SAN FRANCISCO CHRONICLE
27 June 1999
Through the Windshield review
by Barbara Schultz
Ah, romantic Cleveland, Ohio: the dead-end factory jobs, the
cruel weather and two-bit hustlers.
Yet in Michael DeCapite's novel Through the Windshield, there's
beauty in the city's shadows. The characters are gamblers,
hookers, blue-collar prisoners and aimless kids, but somehow
their lives are as funny and innocent as they are bleak.
It all filters through the eyes of the narrator, a young cabby
named Danny. In the world of the novel, Danny sees more than
anyone else, and nothing like anyone else.

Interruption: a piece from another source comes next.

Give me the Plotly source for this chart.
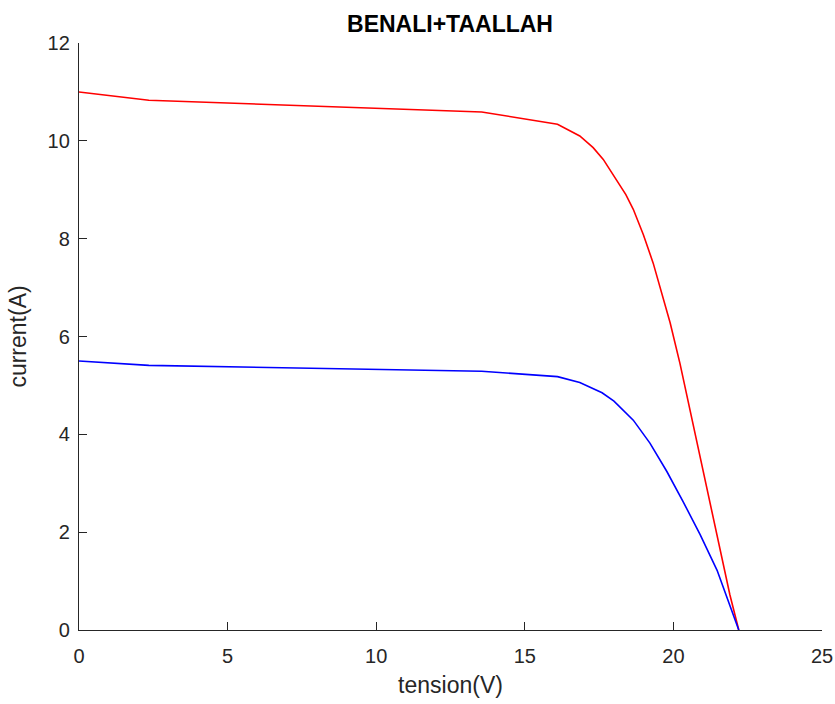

Windshield's structure is slightly unconventional. Brief,
ravishing prose poems are woven into the narrative, often connected,
as are the moods of the characters, to the season: ''Driving
through the iron landscape of early Winter, early December:
black and white and monochrome: dust of snow on slanted tar
roofs, wide plains of iron, gone numb under a hard low sky...''
Spring is lighter: ''I was riding that taxi hard on the night
through the tender corridors of May with the windows down and
the lilac blowing in: I saw some girls walking in the easy
final grace of spring and threw an astral lasso around 'em...''
Most of the narration, though, happens in conversations between
Danny and his friend Ed, a truck driver who lives next door.
Danny often becomes a straight man, prompting Ed's hilarious
and pathetic accounts of his family and associates.
One of the most memorable is Ed's half-uncle, Honest John,
a dimwit in his 40s who lives with his mother and asks Ed to
place bets for him because he can't find a bookie who will
take his money. John's constant companion is a six-inch plastic
hippo named Mike, who makes unreasonable demands and attacks
insects and small animals. Ed depends on John, though, because
he's double-gambling with John's money, using it instead to
bet on his own hunches.
Random characters also crop up, such as the guy at the racetrack
who inexplicably shouts ''MAC'' every 15 seconds. Ed can't
help making the acquaintance of someone with such a strange
affliction. He also meets people through poker games, purchased
sex and prank phone calls.
One of the reasons Ed's stories are so great is DeCapite's
gift for dialogue. Conversations here are full of partial words
and creative punctuation that artfully capture the pattern
of the characters' speech. The reader can hear every intonation,
see every look. Here Ed and Danny are looking through some
of Ed's old photographs:
''What's this?''
''That's me in the service of my country.''
''?''
''I was a Ballistic Meteor Crewman; that was my title.''
''Yeah?''
''I blew up balloons.''
''(laughter)''
''It was very specialized and high-polished -- ''
Ed is always entertaining, but Danny remains lonely. He misses
his ex, and he's tempted by another woman who's pretty well
out of his reach. He doesn't know how to fill his days.
In Ed's world, Danny is surrounded by examples of what a man
can become if he's got no ambition: a lifelong small-time gambler,
living from dollar to dime with no hope of change.
For example, Jimmy D: ''His face when he takes off his shades
is like a small full moon seen through a passing cloud. He
has the wide glazed look of a man who's been watching baseball
bets go out the window since the days of Ty Cobb...of a man
who thought he'd seen every way a horserace can be lost.''
Danny has so much affection for these frail souls, though,
that he's drawn to them, almost wants to be like them. We wince
as Danny loses his taxi job, coasts on Visa and friends for
a while, then starts working nights as a spot-laborer. Eventually,
he realizes what's missing and spells it out in a letter to
his friend Duke. ''I think I wanna write a novel. I've never
felt that being was enough. As though if no one's watching,
it ain't real.''
So we readers are Danny's witnesses, and this book is as real
as could be: full of original, indelible characters whose lives
blow with the wind and can change any minute.